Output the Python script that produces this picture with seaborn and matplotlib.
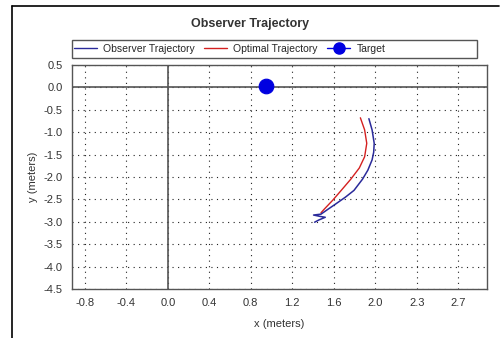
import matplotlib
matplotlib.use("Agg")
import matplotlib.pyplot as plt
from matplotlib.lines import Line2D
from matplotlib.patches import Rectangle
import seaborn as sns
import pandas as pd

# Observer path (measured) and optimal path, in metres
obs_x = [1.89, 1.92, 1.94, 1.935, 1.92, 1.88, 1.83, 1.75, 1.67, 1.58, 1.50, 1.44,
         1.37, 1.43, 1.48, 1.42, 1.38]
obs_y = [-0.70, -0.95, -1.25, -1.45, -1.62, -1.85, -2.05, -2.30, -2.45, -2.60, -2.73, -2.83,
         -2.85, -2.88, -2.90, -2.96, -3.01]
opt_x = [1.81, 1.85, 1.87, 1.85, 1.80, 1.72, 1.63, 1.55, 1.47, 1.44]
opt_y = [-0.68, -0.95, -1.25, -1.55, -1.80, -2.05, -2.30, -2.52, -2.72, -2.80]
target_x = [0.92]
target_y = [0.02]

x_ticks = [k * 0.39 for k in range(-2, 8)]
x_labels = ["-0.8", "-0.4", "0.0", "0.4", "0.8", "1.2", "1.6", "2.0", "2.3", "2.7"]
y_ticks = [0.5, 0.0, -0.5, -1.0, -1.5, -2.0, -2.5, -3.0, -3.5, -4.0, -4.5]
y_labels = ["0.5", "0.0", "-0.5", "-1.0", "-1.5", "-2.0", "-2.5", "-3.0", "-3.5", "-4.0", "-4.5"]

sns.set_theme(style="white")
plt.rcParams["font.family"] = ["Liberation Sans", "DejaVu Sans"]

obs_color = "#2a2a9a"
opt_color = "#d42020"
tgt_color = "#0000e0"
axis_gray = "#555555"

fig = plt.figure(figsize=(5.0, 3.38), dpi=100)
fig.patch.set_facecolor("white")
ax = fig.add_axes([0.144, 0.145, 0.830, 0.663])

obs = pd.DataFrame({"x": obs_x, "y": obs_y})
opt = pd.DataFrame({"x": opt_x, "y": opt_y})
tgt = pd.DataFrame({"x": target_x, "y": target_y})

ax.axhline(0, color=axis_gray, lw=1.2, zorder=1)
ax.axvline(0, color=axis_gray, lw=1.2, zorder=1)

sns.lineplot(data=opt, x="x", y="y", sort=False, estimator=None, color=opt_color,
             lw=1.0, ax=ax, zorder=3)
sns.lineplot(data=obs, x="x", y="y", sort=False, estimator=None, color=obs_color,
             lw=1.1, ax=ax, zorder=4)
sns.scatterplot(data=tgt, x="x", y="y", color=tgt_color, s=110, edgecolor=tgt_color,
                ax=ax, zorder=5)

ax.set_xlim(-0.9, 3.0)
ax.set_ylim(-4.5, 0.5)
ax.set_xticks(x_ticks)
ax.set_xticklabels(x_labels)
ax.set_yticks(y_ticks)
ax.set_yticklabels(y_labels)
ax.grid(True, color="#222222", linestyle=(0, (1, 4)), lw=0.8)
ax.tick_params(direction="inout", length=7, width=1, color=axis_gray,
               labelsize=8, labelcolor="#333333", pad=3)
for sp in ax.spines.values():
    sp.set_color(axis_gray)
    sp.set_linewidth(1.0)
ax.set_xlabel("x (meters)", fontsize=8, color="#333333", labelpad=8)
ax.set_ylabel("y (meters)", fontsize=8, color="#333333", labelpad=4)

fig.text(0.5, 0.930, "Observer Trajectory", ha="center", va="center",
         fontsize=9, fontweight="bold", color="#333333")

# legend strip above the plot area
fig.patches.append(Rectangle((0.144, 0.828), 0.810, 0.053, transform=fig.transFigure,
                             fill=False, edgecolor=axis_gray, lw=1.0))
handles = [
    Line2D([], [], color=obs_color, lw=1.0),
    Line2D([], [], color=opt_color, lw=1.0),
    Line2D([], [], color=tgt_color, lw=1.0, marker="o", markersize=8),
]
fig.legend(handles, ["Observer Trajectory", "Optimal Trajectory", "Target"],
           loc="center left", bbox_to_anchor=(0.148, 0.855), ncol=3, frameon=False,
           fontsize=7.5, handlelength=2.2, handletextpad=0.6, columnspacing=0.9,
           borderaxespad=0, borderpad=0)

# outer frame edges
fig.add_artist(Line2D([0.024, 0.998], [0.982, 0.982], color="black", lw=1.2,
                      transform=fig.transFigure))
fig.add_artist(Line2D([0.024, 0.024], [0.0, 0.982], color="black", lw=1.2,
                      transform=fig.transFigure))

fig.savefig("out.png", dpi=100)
===
• STATED PROBLEM: Repeat the listing above exactly from its first line to the line containing "import pandas as pd", both included, and omit the pictures.

• ANSWER TO THIS EXERCISE:
Output the Python script that produces this picture with seaborn and matplotlib.
import matplotlib
matplotlib.use("Agg")
import matplotlib.pyplot as plt
from matplotlib.lines import Line2D
from matplotlib.patches import Rectangle
import seaborn as sns
import pandas as pd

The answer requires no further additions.